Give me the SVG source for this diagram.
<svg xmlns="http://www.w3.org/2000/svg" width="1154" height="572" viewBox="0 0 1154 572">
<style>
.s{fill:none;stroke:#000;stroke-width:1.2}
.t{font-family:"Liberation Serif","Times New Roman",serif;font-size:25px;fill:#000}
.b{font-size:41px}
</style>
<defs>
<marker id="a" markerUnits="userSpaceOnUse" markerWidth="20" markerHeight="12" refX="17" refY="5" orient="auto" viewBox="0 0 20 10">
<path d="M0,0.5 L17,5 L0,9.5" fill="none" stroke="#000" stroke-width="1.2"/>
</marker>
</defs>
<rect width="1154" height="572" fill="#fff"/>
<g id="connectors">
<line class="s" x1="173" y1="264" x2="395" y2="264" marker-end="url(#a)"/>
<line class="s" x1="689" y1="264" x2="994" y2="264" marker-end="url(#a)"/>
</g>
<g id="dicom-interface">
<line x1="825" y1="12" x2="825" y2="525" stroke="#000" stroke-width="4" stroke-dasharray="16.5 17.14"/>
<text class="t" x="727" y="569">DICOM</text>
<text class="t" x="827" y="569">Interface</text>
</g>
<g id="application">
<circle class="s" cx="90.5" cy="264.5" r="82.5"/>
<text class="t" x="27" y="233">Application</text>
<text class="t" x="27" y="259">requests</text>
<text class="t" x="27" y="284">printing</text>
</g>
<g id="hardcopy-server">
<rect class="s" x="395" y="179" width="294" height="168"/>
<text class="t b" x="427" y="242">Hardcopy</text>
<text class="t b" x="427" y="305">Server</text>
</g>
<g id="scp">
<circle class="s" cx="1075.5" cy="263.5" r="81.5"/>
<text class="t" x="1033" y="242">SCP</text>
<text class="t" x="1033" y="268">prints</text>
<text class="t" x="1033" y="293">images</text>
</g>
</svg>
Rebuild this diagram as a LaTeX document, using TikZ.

--- --- ---

**Exercise brief**
Using the data above, reproduce every line exactly.

**Written answer**
Give me the SVG source for this diagram.
<svg xmlns="http://www.w3.org/2000/svg" width="1154" height="572" viewBox="0 0 1154 572">
<style>
.s{fill:none;stroke:#000;stroke-width:1.2}
.t{font-family:"Liberation Serif","Times New Roman",serif;font-size:25px;fill:#000}
.b{font-size:41px}
</style>
<defs>
<marker id="a" markerUnits="userSpaceOnUse" markerWidth="20" markerHeight="12" refX="17" refY="5" orient="auto" viewBox="0 0 20 10">
<path d="M0,0.5 L17,5 L0,9.5" fill="none" stroke="#000" stroke-width="1.2"/>
</marker>
</defs>
<rect width="1154" height="572" fill="#fff"/>
<g id="connectors">
<line class="s" x1="173" y1="264" x2="395" y2="264" marker-end="url(#a)"/>
<line class="s" x1="689" y1="264" x2="994" y2="264" marker-end="url(#a)"/>
</g>
<g id="dicom-interface">
<line x1="825" y1="12" x2="825" y2="525" stroke="#000" stroke-width="4" stroke-dasharray="16.5 17.14"/>
<text class="t" x="727" y="569">DICOM</text>
<text class="t" x="827" y="569">Interface</text>
</g>
<g id="application">
<circle class="s" cx="90.5" cy="264.5" r="82.5"/>
<text class="t" x="27" y="233">Application</text>
<text class="t" x="27" y="259">requests</text>
<text class="t" x="27" y="284">printing</text>
</g>
<g id="hardcopy-server">
<rect class="s" x="395" y="179" width="294" height="168"/>
<text class="t b" x="427" y="242">Hardcopy</text>
<text class="t b" x="427" y="305">Server</text>
</g>
<g id="scp">
<circle class="s" cx="1075.5" cy="263.5" r="81.5"/>
<text class="t" x="1033" y="242">SCP</text>
<text class="t" x="1033" y="268">prints</text>
<text class="t" x="1033" y="293">images</text>
</g>
</svg>
Rebuild this diagram as a LaTeX document, using TikZ.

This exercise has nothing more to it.